Matt,
You didn't mention the height of your tower or if it is crank-up or
guyed. If it's a crank-up, I'd just lower the tower when a storm is expected.
If the tower has no other guying, think about where your tower is
going to be flexing during that hypothetical severe storm, while the
mast is guyed and the base is in concrete. While I don't have an
engineering degree, I'm picturing the tower flexing in the
middle. Seems like the tower would fail in the middle. I'd rather
lose the antenna, instead of an expensive tower. I'm sure there is
someone with engineering experience here that can use facts instead
of speculation.
Bill W6RGS
At 11:45 AM 2/12/2014, Matt wrote:
I know the subject line sounds dumb,, but I have 15' of mast above
my tower and live in South Florida. Read on...

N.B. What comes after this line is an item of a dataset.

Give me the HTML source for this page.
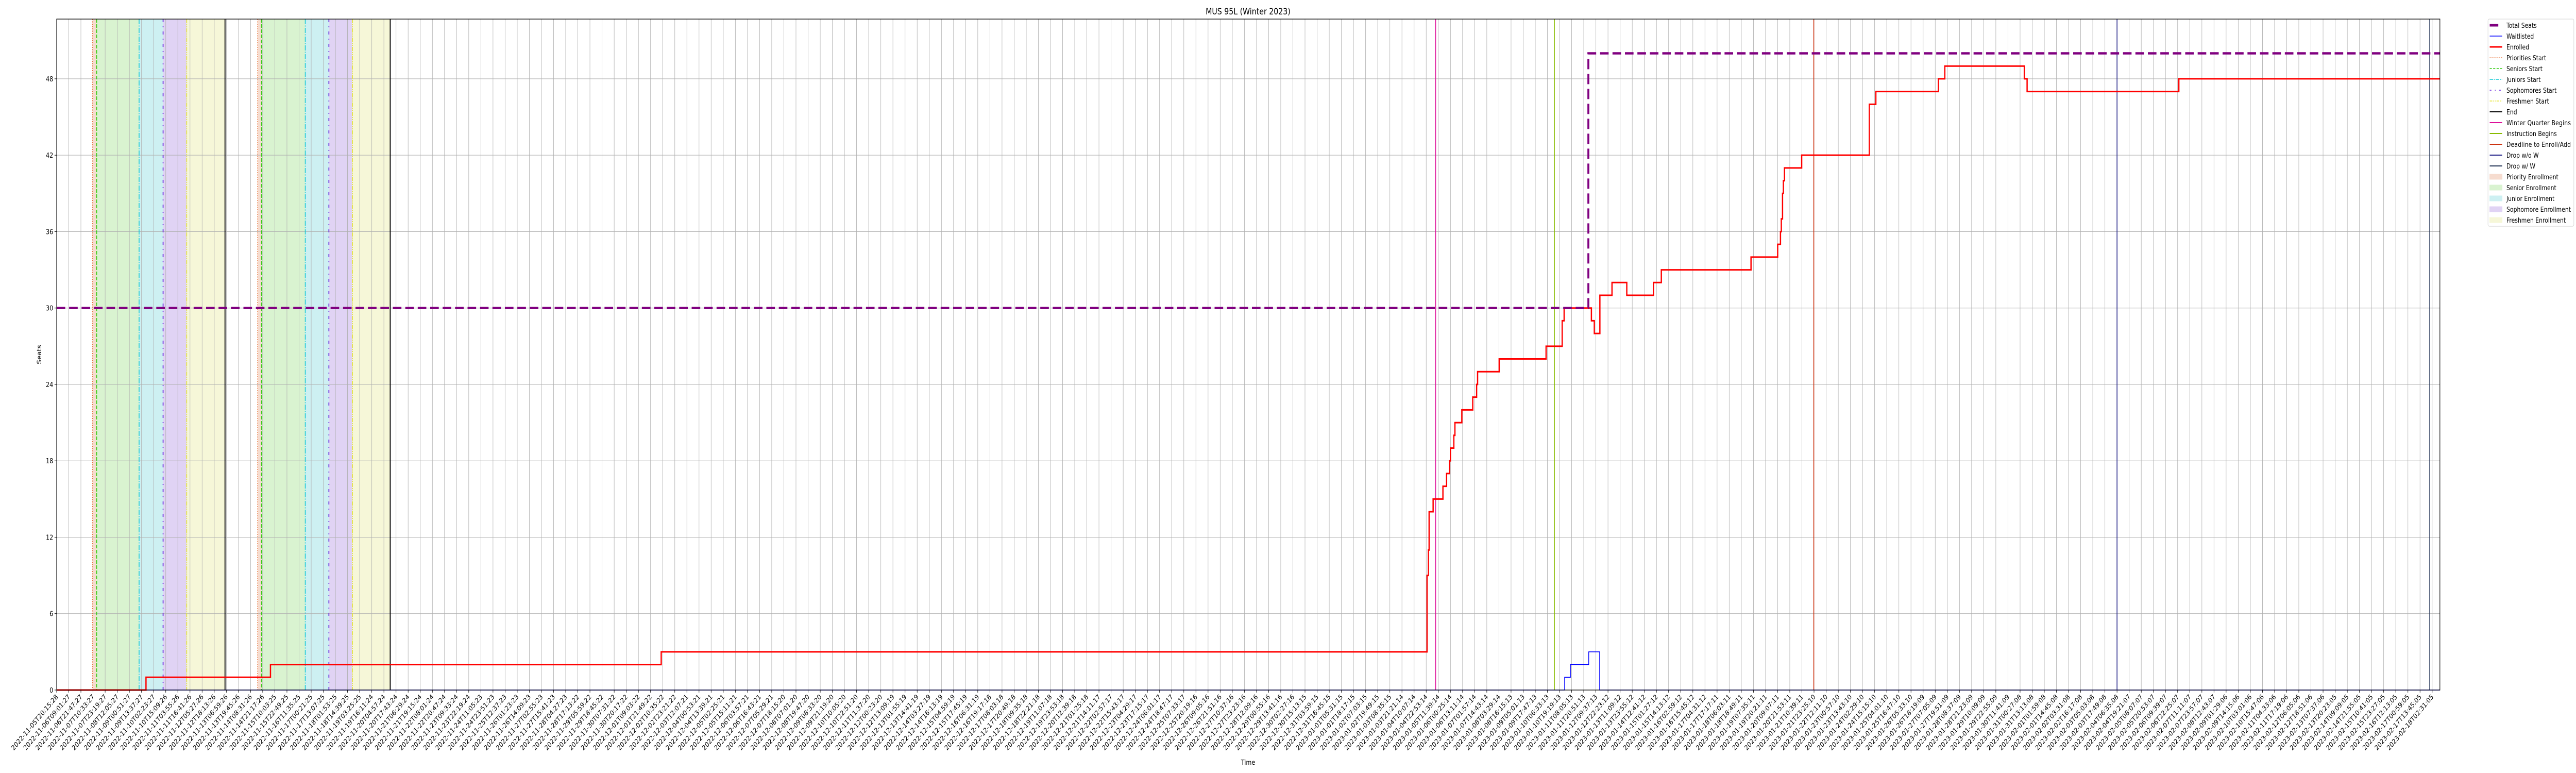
<!DOCTYPE html>
<html><head><meta charset="utf-8"><title>MUS 95L (Winter 2023)</title>
<style>
html,body{margin:0;padding:0;background:#fff;width:100%;height:100%;overflow:hidden;}
svg{display:block;position:fixed;left:0;top:0;width:100vw;height:100vh;font-family:"DejaVu Sans","Liberation Sans",sans-serif;overflow:hidden;}
</style></head>
<body>
<svg id="chart" xmlns="http://www.w3.org/2000/svg" viewBox="0 0 6000 1500" preserveAspectRatio="none">
<rect x="0" y="0" width="6000" height="1500" fill="#fff"/>
<text x="2907" y="28" font-size="17" text-anchor="middle">MUS 95L (Winter 2023)</text>
<text x="2907" y="1484" font-size="13.5" text-anchor="middle">Time</text>
<text x="0" y="0" font-size="13.5" text-anchor="middle" transform="translate(96,688) rotate(-90)">Seats</text>
<g id="shades"></g><g id="grid"></g><g id="vlines"></g><g id="series"></g><g id="axes"></g><g id="legend"></g>
</svg>
<script>
// ---- data ----
const tickCount = 197;
const tickStart = "2022-11-05T20:15:28";
const tickEnd = "2023-02-18T02:31:05";
const yTicks = [0, 6, 12, 18, 24, 30, 36, 42, 48];
const enrolledX = [0, 7.37, 17.64, 49.88, 113.07, 113.18, 113.24, 113.57, 114.38, 114.68, 114.92, 115.0, 115.28, 115.37, 115.94, 116.84, 117.16, 117.24, 119.02, 122.89, 124.22, 124.38, 126.63, 126.87, 127.33, 128.33, 129.55, 131.75, 132.4, 139.8, 142.0, 142.23, 142.3, 142.4, 142.47, 142.56, 143.98, 149.56, 150.1, 155.26, 155.79, 162.35, 162.58, 175.1];
const enrolledY = [0, 1, 2, 3, 9, 11, 14, 15, 16, 17, 18, 19, 20, 21, 22, 23, 24, 25, 26, 27, 29, 30, 29, 28, 31, 32, 31, 32, 33, 34, 35, 36, 37, 39, 40, 41, 42, 46, 47, 48, 49, 48, 47, 48];
const waitX = [0, 124.42, 124.9, 126.41, 127.31];
const waitY = [0, 1, 2, 3, 0];
const seatsX = [0, 126.38];
const seatsY = [30, 50];
const periodStarts = [2.96, 3.30, 6.80, 8.78, 10.73, 16.58, 16.90, 20.51, 22.46, 24.41];
const periodEnds = [13.89, 27.52];
const eventWinter = [113.78];
const eventInstruction = [123.58];
const eventDeadline = [144.98];
const eventDropNoW = [170.0];
const eventDropW = [195.8];

// ---- axes ----
const L = 132, R = 5683, T = 37, B = 1339;
const X0 = 0, X1 = 196.64, YMAX = (B - T) / 24.71;
function xs(v){ return L + (v - X0) / (X1 - X0) * (R - L); }
function ys(v){ return B - v / YMAX * (B - T); }
const NS = "http://www.w3.org/2000/svg";
function mk(tag, attrs, parent){ const e = document.createElementNS(NS, tag); for (const k in attrs) e.setAttribute(k, attrs[k]); parent.appendChild(e); return e; }
const G = id => document.getElementById(id);

// shaded enrollment periods
const shadeCols = ["#f6dccf", "#d9f3d0", "#cdf0f2", "#e0d3f4", "#f6f7d8"];
const shadeNames = ["priority-enrollment-shade", "senior-enrollment-shade", "junior-enrollment-shade", "sophomore-enrollment-shade", "freshmen-enrollment-shade"];
for (let p = 0; p < 2; p++) {
  for (let i = 0; i < 5; i++) {
    const a = periodStarts[p*5 + i];
    const b = i < 4 ? periodStarts[p*5 + i + 1] : periodEnds[p];
    const r = mk("rect", {x: xs(a), y: T, width: xs(b) - xs(a), height: B - T, fill: shadeCols[i]}, G("shades"));
    
    
  }
}
// grid
for (let k = 0; k < tickCount; k++) {
  const g = mk("line", {x1: xs(k), x2: xs(k), y1: T, y2: B, stroke: "#b0b0b0", "stroke-width": 1}, G("grid"));
  
  
}
yTicks.forEach(v => {
  const g = mk("line", {x1: L, x2: R, y1: ys(v), y2: ys(v), stroke: "#b0b0b0", "stroke-width": 1}, G("grid"));
  
  
});
// vertical event lines
const startStyles = [
  {c: "#e8733a", d: "2,2.5", w: 1.6, n: "priorities-start-line"},
  {c: "#33cc11", d: "7,3", w: 1.8, n: "seniors-start-line"},
  {c: "#11c8d4", d: "10,2.5,2,2.5", w: 1.8, n: "juniors-start-line"},
  {c: "#6622dd", d: "6,8,2,8", w: 2, n: "sophomores-start-line"},
  {c: "#e6e633", d: "8,2,2,2,2,2", w: 1.8, n: "freshmen-start-line"}
];
periodStarts.forEach((v, i) => {
  const s = startStyles[i % 5];
  const l = mk("line", {x1: xs(v), x2: xs(v), y1: T, y2: B, stroke: s.c, "stroke-width": s.w, "stroke-dasharray": s.d}, G("vlines"));
  
  
});
periodEnds.forEach(v => {
  const l = mk("line", {x1: xs(v), x2: xs(v), y1: T, y2: B, stroke: "#000", "stroke-width": 2.2}, G("vlines"));
  
  
});
[[eventWinter, "#dd1199", "winter-quarter-begins-line"], [eventInstruction, "#88bb00", "instruction-begins-line"], [eventDeadline, "#cc3311", "deadline-line"], [eventDropNoW, "#222288", "drop-without-w-line"], [eventDropW, "#223355", "drop-with-w-line"]].forEach(([arr, c, n]) => {
  arr.forEach(v => {
    const l = mk("line", {x1: xs(v), x2: xs(v), y1: T, y2: B, stroke: c, "stroke-width": 1.8}, G("vlines"));
    
    
  });
});
// step series
function stepPath(X, Y){
  let d = "M" + xs(X[0]) + "," + ys(Y[0]);
  for (let i = 1; i < X.length; i++) d += " H" + xs(X[i]) + " V" + ys(Y[i]);
  d += " H" + xs(X1);
  return d;
}
const wl = mk("path", {d: stepPath(waitX, waitY), fill: "none", stroke: "#0000ff", "stroke-width": 1.6}, G("series"));


const en = mk("path", {d: stepPath(enrolledX, enrolledY), fill: "none", stroke: "#ff0000", "stroke-width": 3}, G("series"));


const st = mk("path", {d: stepPath(seatsX, seatsY), fill: "none", stroke: "#800080", "stroke-width": 4.5, "stroke-dasharray": "20,9"}, G("series"));



// axes frame, ticks, labels
const fr = mk("rect", {x: L, y: T, width: R - L, height: B - T, fill: "none", stroke: "#000", "stroke-width": 1.3}, G("axes"));


yTicks.forEach(v => {
  const t = mk("line", {x1: L - 5, x2: L, y1: ys(v), y2: ys(v), stroke: "#000", "stroke-width": 1}, G("axes"));
  
  
  const tx = mk("text", {x: L - 8, y: ys(v) + 5, "font-size": 13.5, "text-anchor": "end"}, G("axes"));
  tx.textContent = v;
  
  
});
const t0 = Date.parse(tickStart + "Z"), t1 = Date.parse(tickEnd + "Z");
const tickLabels = [];
for (let k = 0; k < tickCount; k++) tickLabels.push(new Date(t0 + (t1 - t0) * k / (tickCount - 1)).toISOString().slice(0, 19));
tickLabels.forEach((lab, k) => {
  const x = xs(k);
  const t = mk("line", {x1: x, x2: x, y1: B, y2: B + 5, stroke: "#000", "stroke-width": 1}, G("axes"));
  
  
  const tx = mk("text", {x: 0, y: 0, "font-size": 13.5, "text-anchor": "end", transform: "translate(" + (x + 4) + "," + (B + 14) + ") rotate(-45)"}, G("axes"));
  tx.textContent = lab;
  
  
});

// legend
const lg = G("legend");
const box = mk("rect", {x: 5795, y: 37, width: 200, height: 402, rx: 3, fill: "#fff", stroke: "#d0d0d0", "stroke-width": 1}, lg);


const legendItems = [
  ["Total Seats", "line", "#800080", 5, "", "legend-total-seats"],
  ["Waitlisted", "line", "#0000ff", 1.5, "", "legend-waitlisted"],
  ["Enrolled", "line", "#ff0000", 3, "", "legend-enrolled"],
  ["Priorities Start", "line", "#e8733a", 1.5, "2,2.5", "legend-priorities-start"],
  ["Seniors Start", "line", "#33cc11", 1.5, "5,3", "legend-seniors-start"],
  ["Juniors Start", "line", "#11c8d4", 1.5, "8,2,2,2", "legend-juniors-start"],
  ["Sophomores Start", "line", "#6622dd", 1.5, "4,8,2,8", "legend-sophomores-start"],
  ["Freshmen Start", "line", "#e6e633", 1.5, "6,2,2,2,2,2", "legend-freshmen-start"],
  ["End", "line", "#000", 2, "", "legend-end"],
  ["Winter Quarter Begins", "line", "#dd1199", 2, "", "legend-winter-quarter"],
  ["Instruction Begins", "line", "#88bb00", 2, "", "legend-instruction-begins"],
  ["Deadline to Enroll/Add", "line", "#cc3311", 2, "", "legend-deadline"],
  ["Drop w/o W", "line", "#222288", 2, "", "legend-drop-without-w"],
  ["Drop w/ W", "line", "#223355", 2, "", "legend-drop-with-w"],
  ["Priority Enrollment", "rect", "#f6dccf", 0, "", "legend-priority-enrollment"],
  ["Senior Enrollment", "rect", "#d9f3d0", 0, "", "legend-senior-enrollment"],
  ["Junior Enrollment", "rect", "#cdf0f2", 0, "", "legend-junior-enrollment"],
  ["Sophomore Enrollment", "rect", "#e0d3f4", 0, "", "legend-sophomore-enrollment"],
  ["Freshmen Enrollment", "rect", "#f6f7d8", 0, "", "legend-freshmen-enrollment"]
];
legendItems.forEach((it, i) => {
  const y = 49 + i * 21;
  const g = mk("g", {}, lg);
  
  
  if (it[1] === "line") {
    const a = {x1: 5799, x2: 5828, y1: y, y2: y, stroke: it[2], "stroke-width": it[3]};
    if (it[4]) a["stroke-dasharray"] = it[4];
    if (i === 0) { a.x2 = 5819; }
    mk("line", a, g);
  } else {
    mk("rect", {x: 5799, y: y - 5, width: 29, height: 10, fill: it[2], stroke: it[2]}, g);
  }
  const t = mk("text", {x: 5838, y: y + 5, "font-size": 13, textLength: it[0].length > 19 ? 150 : null}, g);
  if (!(it[0].length > 19)) t.removeAttribute("textLength");
  t.textContent = it[0];
});
</script>
</body></html>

Im thinking of putting a guy ring at about 12' above the top of the
tower, and, only in event of a severe storm, attach 3 guy wires,
which would be anchored in concrete, the cables sitting on the
ground, affixing them to the collar in event of storm.
I've also thought of having short guy wires permanently mounted
on the guy ring collar, with the short guy cables running down the
mast to the top of the tower. Then i could climb up and attach the
guy wires, if needed. No need for a bucket truck.
I think this would provide additional survivability to the mast in heavy wind
Any thoughts on this? Good idea, bad?